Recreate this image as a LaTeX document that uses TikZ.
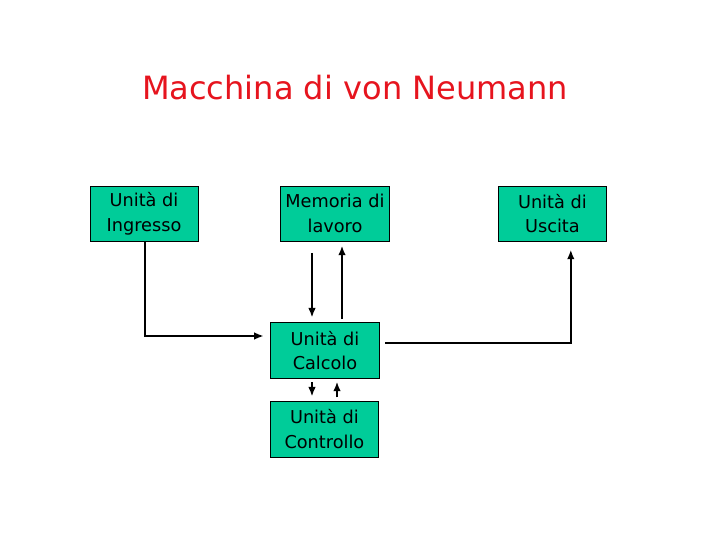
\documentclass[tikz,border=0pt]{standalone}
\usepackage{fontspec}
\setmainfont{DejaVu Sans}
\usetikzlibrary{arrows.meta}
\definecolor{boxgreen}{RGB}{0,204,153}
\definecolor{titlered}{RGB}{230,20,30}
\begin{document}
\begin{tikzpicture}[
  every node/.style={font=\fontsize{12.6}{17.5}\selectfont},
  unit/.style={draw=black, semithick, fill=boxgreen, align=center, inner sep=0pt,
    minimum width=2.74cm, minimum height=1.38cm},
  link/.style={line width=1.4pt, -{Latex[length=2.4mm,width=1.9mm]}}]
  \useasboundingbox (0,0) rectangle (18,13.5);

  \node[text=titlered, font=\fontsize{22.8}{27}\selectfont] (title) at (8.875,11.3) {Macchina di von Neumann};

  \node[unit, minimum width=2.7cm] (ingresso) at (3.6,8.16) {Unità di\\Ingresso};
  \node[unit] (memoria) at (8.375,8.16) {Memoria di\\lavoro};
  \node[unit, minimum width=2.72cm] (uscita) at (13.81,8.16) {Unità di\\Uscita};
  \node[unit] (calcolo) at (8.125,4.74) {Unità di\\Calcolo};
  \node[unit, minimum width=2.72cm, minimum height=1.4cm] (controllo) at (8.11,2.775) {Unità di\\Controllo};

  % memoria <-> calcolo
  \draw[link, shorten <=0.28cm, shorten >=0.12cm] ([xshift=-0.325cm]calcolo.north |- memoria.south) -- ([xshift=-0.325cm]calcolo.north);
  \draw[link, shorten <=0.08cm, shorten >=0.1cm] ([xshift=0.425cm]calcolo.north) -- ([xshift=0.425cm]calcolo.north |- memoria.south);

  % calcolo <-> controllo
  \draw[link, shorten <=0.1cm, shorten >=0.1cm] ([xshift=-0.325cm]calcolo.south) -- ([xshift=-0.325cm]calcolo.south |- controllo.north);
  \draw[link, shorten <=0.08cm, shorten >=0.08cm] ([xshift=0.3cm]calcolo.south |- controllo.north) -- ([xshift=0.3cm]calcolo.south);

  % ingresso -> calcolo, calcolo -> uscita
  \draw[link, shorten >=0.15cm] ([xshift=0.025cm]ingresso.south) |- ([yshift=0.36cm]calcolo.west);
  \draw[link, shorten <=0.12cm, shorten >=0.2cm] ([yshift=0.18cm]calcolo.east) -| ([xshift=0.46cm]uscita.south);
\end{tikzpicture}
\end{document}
------------------------------------------------
#### WORK TO COMPLETE:
Transcribe the preceding listing in its entirety and with exact wording, leaving out pictures.

#### EXPECTED ANSWER:
Recreate this image as a LaTeX document that uses TikZ.
\documentclass[tikz,border=0pt]{standalone}
\usepackage{fontspec}
\setmainfont{DejaVu Sans}
\usetikzlibrary{arrows.meta}
\definecolor{boxgreen}{RGB}{0,204,153}
\definecolor{titlered}{RGB}{230,20,30}
\begin{document}
\begin{tikzpicture}[
  every node/.style={font=\fontsize{12.6}{17.5}\selectfont},
  unit/.style={draw=black, semithick, fill=boxgreen, align=center, inner sep=0pt,
    minimum width=2.74cm, minimum height=1.38cm},
  link/.style={line width=1.4pt, -{Latex[length=2.4mm,width=1.9mm]}}]
  \useasboundingbox (0,0) rectangle (18,13.5);

  \node[text=titlered, font=\fontsize{22.8}{27}\selectfont] (title) at (8.875,11.3) {Macchina di von Neumann};

  \node[unit, minimum width=2.7cm] (ingresso) at (3.6,8.16) {Unità di\\Ingresso};
  \node[unit] (memoria) at (8.375,8.16) {Memoria di\\lavoro};
  \node[unit, minimum width=2.72cm] (uscita) at (13.81,8.16) {Unità di\\Uscita};
  \node[unit] (calcolo) at (8.125,4.74) {Unità di\\Calcolo};
  \node[unit, minimum width=2.72cm, minimum height=1.4cm] (controllo) at (8.11,2.775) {Unità di\\Controllo};

  % memoria <-> calcolo
  \draw[link, shorten <=0.28cm, shorten >=0.12cm] ([xshift=-0.325cm]calcolo.north |- memoria.south) -- ([xshift=-0.325cm]calcolo.north);
  \draw[link, shorten <=0.08cm, shorten >=0.1cm] ([xshift=0.425cm]calcolo.north) -- ([xshift=0.425cm]calcolo.north |- memoria.south);

  % calcolo <-> controllo
  \draw[link, shorten <=0.1cm, shorten >=0.1cm] ([xshift=-0.325cm]calcolo.south) -- ([xshift=-0.325cm]calcolo.south |- controllo.north);
  \draw[link, shorten <=0.08cm, shorten >=0.08cm] ([xshift=0.3cm]calcolo.south |- controllo.north) -- ([xshift=0.3cm]calcolo.south);

  % ingresso -> calcolo, calcolo -> uscita
  \draw[link, shorten >=0.15cm] ([xshift=0.025cm]ingresso.south) |- ([yshift=0.36cm]calcolo.west);
  \draw[link, shorten <=0.12cm, shorten >=0.2cm] ([yshift=0.18cm]calcolo.east) -| ([xshift=0.46cm]uscita.south);
\end{tikzpicture}
\end{document}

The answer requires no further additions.